Yesterday's Magazette

9 – My Comfort Cup

My Comfort Cup

By Beckie A. Miller

All of us surround ourselves in our lives and homes with things that are comforting.  Consciously, we may not always realize we are doing so, as I was only recently made aware of in my own life. I often drink my morning coffee in a Mason-jar cup. They are hard to find in the stores where I live in the big city and often I stock up on them on trips home to Kansas.

Inevitably my last cup broke the other morning. I almost cried and then berated myself for being so upset over such a little thing.  After all, I had dozens of regular coffee cups in the cabinet, though I always grabbed this particular one. I told myself it was not just any coffee cup but a Mason-jar cup! While it is not the most earth-shattering, negative experience in life, much soul-searching went into my thought processes in order to sort out the feelings of why I  wanted to drink only from this one.

My comfort cup, as I named it during this soul-searching, has a place in my hectic, fast paced life of big city living, although I have a small horse ranch within the city limits. It reminds me of  a gentler, slower, and old-fashioned era in my life. Quite simply, it takes me back to yesteryear — tree swings, front porches, wheat fields of Kansas, and grandparents — all are gone from my life now.  It also brings back memories of our large family holiday dinners and

picnics.
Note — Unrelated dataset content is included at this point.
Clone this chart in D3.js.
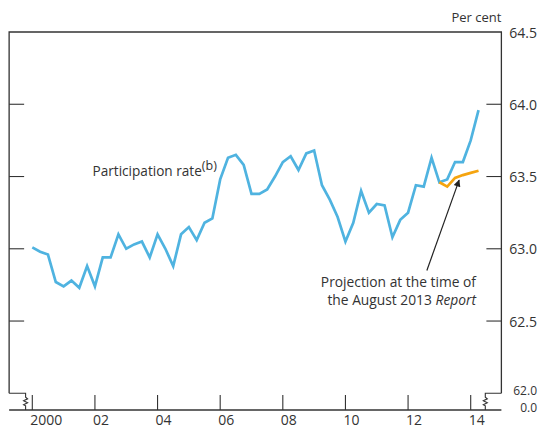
<!DOCTYPE html>
<html>
<head>
<meta charset="utf-8">
<script src="https://cdn.jsdelivr.net/npm/d3@7"></script>
<style>
  html, body { margin: 0; padding: 0; background: #fff; }
  svg { display: block; font-family: "Open Sans", "Noto Sans", sans-serif; }
  text { fill: #333; }
</style>
</head>
<body>
<svg id="chart" width="538" height="428"></svg>
<script>
// Quarterly participation rate, 2000 Q1 to 2014 Q2 (per cent)
const firstYear = 2000;
const participation = [
  63.01, 62.98, 62.96, 62.77, 62.74, 62.78, 62.73, 62.88,
  62.74, 62.94, 62.94, 63.10, 63.00, 63.03, 63.05, 62.94,
  63.10, 63.00, 62.88, 63.10, 63.15, 63.06, 63.18, 63.21,
  63.48, 63.63, 63.65, 63.58, 63.38, 63.38, 63.41, 63.50,
  63.60, 63.64, 63.545, 63.66, 63.68, 63.44, 63.34, 63.22,
  63.05, 63.18, 63.40, 63.25, 63.31, 63.30, 63.08, 63.20,
  63.25, 63.44, 63.43, 63.63, 63.46, 63.48, 63.60, 63.60,
  63.75, 63.96
];
// Projection at the time of the August 2013 Report, from 2013 Q1
const projectionStart = 2013;
const projection = [63.46, 63.43, 63.49, 63.51, 63.525, 63.54];

const xTickYears = [2000, 2002, 2004, 2006, 2008, 2010, 2012, 2014];
const xTickLabels = ["2000", "02", "04", "06", "08", "10", "12", "14"];
const yTicks = [62.0, 62.5, 63.0, 63.5, 64.0, 64.5];
const yInnerTicks = [62.5, 63.0, 63.5, 64.0];

const svg = d3.select("#chart");

const x = d3.scaleLinear().domain([2000, 2014]).range([32.3, 470.7]);
const y = d3.scaleLinear().domain([62, 64.5]).range([393.3, 32]);

const frameLeft = x(1999.26), frameRight = x(2014.98);
const frameTop = y(64.5), frameBottom = y(62);
const baseY = 410;
const axisColor = "#333";

// Frame (top, left and right sides)
const frame = d3.path();
frame.moveTo(frameLeft, frameBottom);
frame.lineTo(frameLeft, frameTop);
frame.lineTo(frameRight, frameTop);
frame.lineTo(frameRight, frameBottom);
svg.append("path").attr("d", frame.toString())
  .attr("fill", "none").attr("stroke", axisColor).attr("stroke-width", 1.3);

// Axis-break connectors down to the zero baseline
function breakPath(xEdge, xBreak) {
  const p = d3.path();
  p.moveTo(xEdge, frameBottom);
  p.lineTo(xBreak, frameBottom);
  p.lineTo(xBreak, frameBottom + 4);
  const zz = [[xBreak + 2, frameBottom + 5.5], [xBreak - 2, frameBottom + 7.5],
              [xBreak + 2, frameBottom + 9.5], [xBreak - 2, frameBottom + 11.5],
              [xBreak, frameBottom + 12.5]];
  zz.forEach(([a, b]) => p.lineTo(a, b));
  p.lineTo(xBreak, baseY);
  return p.toString();
}
svg.append("path").attr("d", breakPath(frameLeft, 25.6))
  .attr("fill", "none").attr("stroke", axisColor).attr("stroke-width", 1.1);
svg.append("path").attr("d", breakPath(frameRight, 485.3))
  .attr("fill", "none").attr("stroke", axisColor).attr("stroke-width", 1.1);

// Baseline and x ticks
svg.append("line").attr("x1", frameLeft).attr("x2", frameRight)
  .attr("y1", baseY).attr("y2", baseY)
  .attr("stroke", axisColor).attr("stroke-width", 1.3);

svg.selectAll(".xtick").data(xTickYears).join("line")
  .attr("class", "xtick")
  .attr("x1", d => x(d)).attr("x2", d => x(d))
  .attr("y1", baseY - 15).attr("y2", baseY)
  .attr("stroke", axisColor).attr("stroke-width", 1.1);

svg.selectAll(".xlab").data(xTickYears).join("text")
  .attr("class", "xlab")
  .attr("x", d => x(d) - 2).attr("y", 425)
  .attr("font-size", 14)
  .text((d, i) => xTickLabels[i]);

// y ticks on both sides (pointing inward)
svg.selectAll(".ytickL").data(yInnerTicks).join("line")
  .attr("class", "ytickL")
  .attr("x1", frameLeft).attr("x2", frameLeft + 15)
  .attr("y1", d => y(d)).attr("y2", d => y(d))
  .attr("stroke", axisColor).attr("stroke-width", 1.1);
svg.selectAll(".ytickR").data(yInnerTicks).join("line")
  .attr("class", "ytickR")
  .attr("x1", frameRight - 15).attr("x2", frameRight)
  .attr("y1", d => y(d)).attr("y2", d => y(d))
  .attr("stroke", axisColor).attr("stroke-width", 1.1);

// The lowest label sits just above the zero label, so both are set a little smaller
svg.selectAll(".ylab").data(yTicks).join("text")
  .attr("class", "ylab")
  .attr("x", 537).attr("y", d => y(d) + (d === 62 ? -3 : 0))
  .attr("text-anchor", "end").attr("dominant-baseline", "central")
  .attr("font-size", d => d === 62 ? 12 : 14)
  .text(d => d3.format(".1f")(d));

svg.append("text").attr("x", 537).attr("y", 407)
  .attr("text-anchor", "end").attr("dominant-baseline", "central")
  .attr("font-size", 12).text("0.0");

svg.append("text").attr("x", frameRight).attr("y", 22)
  .attr("text-anchor", "end").attr("font-size", 13).text("Per cent");

// Series lines
const line = d3.line().x(d => x(d.t)).y(d => y(d.v));
const partData = participation.map((v, i) => ({ t: firstYear + i / 4, v }));
const projData = projection.map((v, i) => ({ t: projectionStart + i / 4, v }));

svg.append("path").datum(partData).attr("d", line)
  .attr("fill", "none").attr("stroke", "#4fb3e0")
  .attr("stroke-width", 2.7).attr("stroke-linejoin", "miter");

svg.append("path").datum(projData).attr("d", line)
  .attr("fill", "none").attr("stroke", "#f5a40f")
  .attr("stroke-width", 2.7).attr("stroke-linejoin", "miter");

// Labels
const lab = svg.append("text").attr("x", 92.5).attr("y", 176)
  .attr("font-size", 13.6);
lab.append("tspan").text("Participation rate");
lab.append("tspan").attr("font-size", 12.5).attr("dy", -6).text("(b)");

const ann = svg.append("text").attr("text-anchor", "end").attr("font-size", 13.8);
ann.append("tspan").attr("x", 476).attr("y", 287).text("Projection at the time of");
const l2 = ann.append("tspan").attr("x", 476).attr("y", 305);
l2.append("tspan").text("the August 2013 ");
l2.append("tspan").attr("font-style", "italic").text("Report");

// Arrow pointing at the projection
svg.append("defs").append("marker")
  .attr("id", "arrowhead").attr("viewBox", "0 0 10 10")
  .attr("refX", 9).attr("refY", 5)
  .attr("markerWidth", 9).attr("markerHeight", 7)
  .attr("markerUnits", "userSpaceOnUse")
  .attr("orient", "auto")
  .append("path").attr("d", "M0,0 L10,5 L0,10 Z").attr("fill", "#222");

svg.append("line")
  .attr("x1", x(2012.6)).attr("y1", y(62.85))
  .attr("x2", x(2013.63)).attr("y2", y(63.475))
  .attr("stroke", "#222").attr("stroke-width", 1.2)
  .attr("marker-end", "url(#arrowhead)");
</script>
</body>
</html>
Metropolitan city life does not always allow for these.  Living thousands of miles away through job transfers changed these things and of course, our family has grown older, grandparents and parents have died: times have changed.
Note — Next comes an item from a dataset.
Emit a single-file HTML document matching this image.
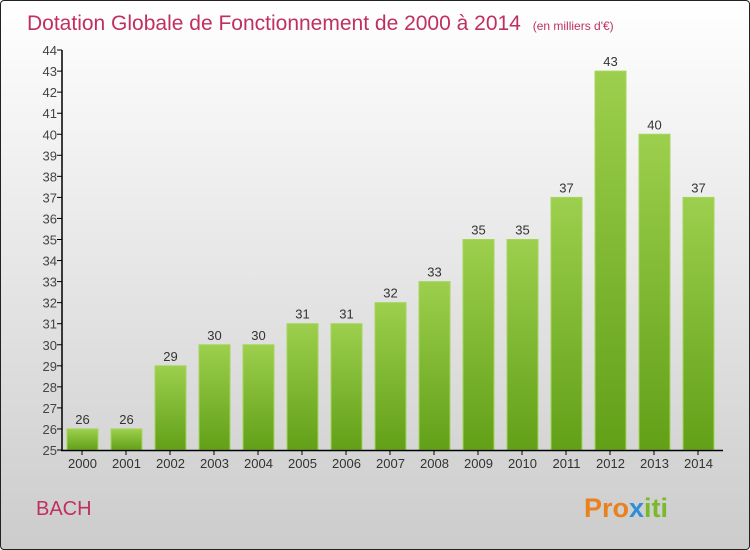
<!DOCTYPE html>
<html><head><meta charset="utf-8"><style>
body{margin:0}
#c{width:748px;height:548px;border:1px solid #222;border-radius:4px;background:linear-gradient(#ffffff,#cccccc);position:relative;overflow:hidden;font-family:"Liberation Sans",sans-serif}
</style></head><body>
<div id="c">
<svg id="s" width="748" height="548" xmlns="http://www.w3.org/2000/svg">
<defs><linearGradient id="g" x1="0" y1="0" x2="0" y2="1"><stop offset="0" stop-color="#9ccf4d"/><stop offset="1" stop-color="#62a018"/></linearGradient></defs>
<text x="26" y="29" font-size="21" fill="#c0305e">Dotation Globale de Fonctionnement de 2000 à 2014 <tspan font-size="12" dx="6">(en milliers d'€)</tspan></text>
<text x="35" y="514" font-size="20" fill="#c0305e">BACH</text>
<text x="583" y="516" font-size="27" font-weight="bold" fill="#e8821e">Pro<tspan fill="#2e8fd6">x</tspan><tspan fill="#7bb82a">iti</tspan></text>
<g id="plot"></g>
</svg>
</div>
<script>
const years=["2000","2001","2002","2003","2004","2005","2006","2007","2008","2009","2010","2011","2012","2013","2014"];
const values=[26,26,29,30,30,31,31,32,33,35,35,37,43,40,37];
const yTicks=[25,26,27,28,29,30,31,32,33,34,35,36,37,38,39,40,41,42,43,44];
const ns="http://www.w3.org/2000/svg";
const g=document.getElementById('plot');
const y=v=>449-(v-25)*21.05;
const x=i=>81+i*44;
function mk(t,a){const e=document.createElementNS(ns,t);for(const k in a)e.setAttribute(k,a[k]);g.appendChild(e);return e;}
yTicks.forEach(v=>{
 const l=mk('line',{x1:56,x2:61,y1:y(v),y2:y(v),stroke:'#000'});
 
 
 const t=mk('text',{x:56,y:y(v)+5,'text-anchor':'end','font-size':13,fill:'#444'});
 t.textContent=v;
 
 
});
years.forEach((yr,i)=>{
 const b=mk('rect',{x:x(i)-15,y:y(values[i]),width:31,height:y(25)-y(values[i]),fill:'url(#g)',stroke:'#a5d65a','stroke-width':1});
 
 
 const v=mk('text',{x:x(i)+0.5,y:y(values[i])-5,'text-anchor':'middle','font-size':13,fill:'#333'});
 v.textContent=values[i];
 
 
 const tk=mk('line',{x1:x(i),x2:x(i),y1:449,y2:454,stroke:'#000'});
 
 
 const t=mk('text',{x:x(i)+0.5,y:467,'text-anchor':'middle','font-size':13,fill:'#333'});
 t.textContent=yr;
 
 
});
const ya=mk('line',{x1:61,x2:61,y1:y(44),y2:450,stroke:'#000','stroke-width':1.5});


const xa=mk('line',{x1:60,x2:722,y1:449.5,y2:449.5,stroke:'#000','stroke-width':1.5});


</script>
</body></html>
My comfort cup brings all of those I have lost back to me, as well as my eclectic potpourri of country decor and city sophistication in my home. The mix of sea shells in my bathroom, strawberries in my kitchen and my doll collection, with the modern computers, and big-screen television. I even entertain guests with my good china but serve their drinks in Mason-jars. (Picture that Emily Post!) My heart cries out for the old as I embrace and need the new in my attempts to reclaim the warmth of the past.

Each cup that breaks upsets me because when I search for another in the stores, I may not find one. Yes, my coffee would taste the same in any cup, but it would not be the same emotional hug that I receive each morning with my special comfort-decanter. The warm feeling of memories that remind me of past, special times and loved ones in my life – homes once shared and a gentler era of time in small town city life.

Those of us who traded rural life for the city could bring a little old-fashioned charm and comfort into the daily grind of our city living. It is a part of our heritage. After all, rural America is the image of ‘Mason jars’ not neccessarily apple pie?  Many of us have moved away from small-town America and that is progress and not all bad. What could be wrong though, with salvaging the hometown feel and blending it with city sophistication?

Simply bring some of the old traditions, our legacies from past generations, with us to the cities we now call home. In place of a regular coffee mug, try drinking from a Mason-jar cup. Grandma would be proud. And if everyone would start buying them the local stores would stock their shelves high, and I would not have to fret about finding another comfort cup to

receive my morning, comfort hug.

“Mom,” my oldest daughter whined from the kitchen. “Where is my “Taz” glass?”

“Did you check the dishwasher, hon?”

“It’s not there or in the sink,” she screamed, as I heard dishes rattling loudly as she searched.

“Use another glass.” I replied.  “After all, won’t any glass do?”

And this from a woman who cries over a broken coffee cup!